Gary West tells of a hunter who switched to a 10-gauge magnum which should have been enough to drop an elephant...and he missed five straight birds.

"Many beginning hunters feel they don't have calling skills, so they want to compensate for it in other ways," says Keck. "So the hunter says to himself if I can't call the bird in, I need a big gun to reach out and get him."

West recommends patterning the shotgun through a screen of brush...because often that's the way a turkey will be shot.

Turkey head-and-neck targets are widely available for patterning. Use them. There is no need to shoot anything larger than No. 4 shot. I prefer No. 6 shot because there are nearly 100 more pellets per ounce than there are in an ounce of No. 4.

Some hunters use No. 6 for the first shot; No. 4 for any backup shots.

Buffered, copper-plated shot is usual in a hot turkey load because it deforms less than regular lead shot. My Model 12 has a 2-3/4 inch chamber, so I can't shoot 3-inch shells, but most modern guns are chambered for the longer shell. You can get loads that hold two ounces of shot, which is a hail of No. 6 pellets (about 450).

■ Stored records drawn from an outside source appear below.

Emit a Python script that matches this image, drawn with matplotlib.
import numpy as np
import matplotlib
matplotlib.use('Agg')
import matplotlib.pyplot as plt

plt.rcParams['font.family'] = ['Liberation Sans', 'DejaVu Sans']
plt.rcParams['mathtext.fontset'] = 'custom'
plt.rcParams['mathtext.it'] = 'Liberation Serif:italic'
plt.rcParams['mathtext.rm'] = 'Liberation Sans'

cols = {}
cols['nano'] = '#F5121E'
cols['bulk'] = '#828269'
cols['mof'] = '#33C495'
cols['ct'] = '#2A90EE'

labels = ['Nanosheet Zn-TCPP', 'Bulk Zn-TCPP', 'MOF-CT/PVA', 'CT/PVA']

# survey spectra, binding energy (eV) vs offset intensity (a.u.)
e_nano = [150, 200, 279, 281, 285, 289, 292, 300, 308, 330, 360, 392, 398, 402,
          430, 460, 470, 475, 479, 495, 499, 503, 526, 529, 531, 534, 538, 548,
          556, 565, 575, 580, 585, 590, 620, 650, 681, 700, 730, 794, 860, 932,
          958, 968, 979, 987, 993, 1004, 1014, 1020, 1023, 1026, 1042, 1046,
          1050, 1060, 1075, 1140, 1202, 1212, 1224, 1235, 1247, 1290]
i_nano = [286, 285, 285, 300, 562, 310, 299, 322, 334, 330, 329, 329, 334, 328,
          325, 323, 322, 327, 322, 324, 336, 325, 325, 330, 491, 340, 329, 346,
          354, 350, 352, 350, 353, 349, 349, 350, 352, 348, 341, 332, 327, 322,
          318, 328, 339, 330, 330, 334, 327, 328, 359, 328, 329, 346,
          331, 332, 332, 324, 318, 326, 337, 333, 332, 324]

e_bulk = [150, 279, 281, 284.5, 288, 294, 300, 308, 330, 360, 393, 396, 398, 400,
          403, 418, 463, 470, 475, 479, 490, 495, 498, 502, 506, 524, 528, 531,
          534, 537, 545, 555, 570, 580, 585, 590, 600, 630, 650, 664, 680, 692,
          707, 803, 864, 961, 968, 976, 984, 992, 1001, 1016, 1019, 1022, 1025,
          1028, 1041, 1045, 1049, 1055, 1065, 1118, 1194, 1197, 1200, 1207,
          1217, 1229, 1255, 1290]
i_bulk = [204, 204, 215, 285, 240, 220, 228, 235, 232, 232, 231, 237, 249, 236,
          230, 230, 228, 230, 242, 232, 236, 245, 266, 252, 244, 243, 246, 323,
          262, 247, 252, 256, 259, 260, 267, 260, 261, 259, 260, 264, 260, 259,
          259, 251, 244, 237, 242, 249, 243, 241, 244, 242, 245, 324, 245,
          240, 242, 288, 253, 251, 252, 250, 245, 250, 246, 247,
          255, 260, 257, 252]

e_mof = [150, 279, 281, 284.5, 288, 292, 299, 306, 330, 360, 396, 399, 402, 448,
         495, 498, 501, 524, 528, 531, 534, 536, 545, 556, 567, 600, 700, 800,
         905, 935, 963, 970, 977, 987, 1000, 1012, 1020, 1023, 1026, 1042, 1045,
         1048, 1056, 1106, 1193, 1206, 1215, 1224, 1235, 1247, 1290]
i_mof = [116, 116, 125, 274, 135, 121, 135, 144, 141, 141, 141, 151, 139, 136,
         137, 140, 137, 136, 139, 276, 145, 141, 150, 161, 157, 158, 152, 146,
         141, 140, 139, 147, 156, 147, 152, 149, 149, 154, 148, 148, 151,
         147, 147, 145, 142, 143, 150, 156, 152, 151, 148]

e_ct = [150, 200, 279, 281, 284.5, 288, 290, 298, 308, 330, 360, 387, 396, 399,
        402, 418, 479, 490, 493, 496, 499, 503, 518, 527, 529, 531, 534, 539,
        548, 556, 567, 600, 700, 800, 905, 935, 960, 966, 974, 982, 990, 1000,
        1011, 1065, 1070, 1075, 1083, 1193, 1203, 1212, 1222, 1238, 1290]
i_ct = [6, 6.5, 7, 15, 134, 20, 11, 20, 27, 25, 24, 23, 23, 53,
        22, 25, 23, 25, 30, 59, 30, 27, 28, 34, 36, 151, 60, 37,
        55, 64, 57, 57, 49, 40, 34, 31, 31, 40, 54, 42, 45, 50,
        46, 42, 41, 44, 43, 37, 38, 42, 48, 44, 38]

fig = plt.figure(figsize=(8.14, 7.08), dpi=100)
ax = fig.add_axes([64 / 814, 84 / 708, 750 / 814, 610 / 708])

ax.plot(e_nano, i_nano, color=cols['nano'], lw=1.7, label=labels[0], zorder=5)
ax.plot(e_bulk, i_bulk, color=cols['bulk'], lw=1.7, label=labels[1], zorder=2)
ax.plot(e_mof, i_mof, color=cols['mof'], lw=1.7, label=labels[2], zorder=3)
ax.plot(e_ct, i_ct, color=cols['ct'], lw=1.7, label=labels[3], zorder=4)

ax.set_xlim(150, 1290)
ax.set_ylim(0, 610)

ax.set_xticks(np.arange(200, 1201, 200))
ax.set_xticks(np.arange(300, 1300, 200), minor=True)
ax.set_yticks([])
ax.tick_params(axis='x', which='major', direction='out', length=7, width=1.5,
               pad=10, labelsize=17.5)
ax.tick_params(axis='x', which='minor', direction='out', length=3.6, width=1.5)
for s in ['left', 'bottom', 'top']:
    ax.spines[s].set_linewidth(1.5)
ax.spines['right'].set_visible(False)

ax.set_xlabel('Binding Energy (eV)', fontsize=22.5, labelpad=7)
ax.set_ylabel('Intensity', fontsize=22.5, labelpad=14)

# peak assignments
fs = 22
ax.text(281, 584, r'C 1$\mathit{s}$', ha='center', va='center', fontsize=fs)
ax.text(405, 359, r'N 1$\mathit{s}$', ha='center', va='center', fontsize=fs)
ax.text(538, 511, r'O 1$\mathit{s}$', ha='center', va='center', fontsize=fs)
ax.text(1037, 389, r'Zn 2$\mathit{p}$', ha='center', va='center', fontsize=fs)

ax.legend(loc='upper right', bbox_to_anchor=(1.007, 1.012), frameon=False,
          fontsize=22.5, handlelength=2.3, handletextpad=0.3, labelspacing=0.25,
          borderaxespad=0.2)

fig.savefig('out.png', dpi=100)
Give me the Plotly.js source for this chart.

Keep in mind that almost certainly more than 440 of those pellets will be wasted. They won't hit the turkey. So it doesn't matter as much how many pellets you throw at the bird as it does how accurately you do it.

The duplex load, a combination of smaller shot and BBs, is illegal in my home, Missouri, where nothing larger than No. 4 shot is allowed. If a turkey is truly within range, there is no need to shoot a duplex load at it; if it isn't, shooting duplex shells to compensate for long-distance shots is downright unsporting.

If you shoot at a turkey within 30 yards and the point of aim and impact is dead-on his chin, he is Thanksgiving dinner.

And it doesn't much matter what gun or load you use to do it.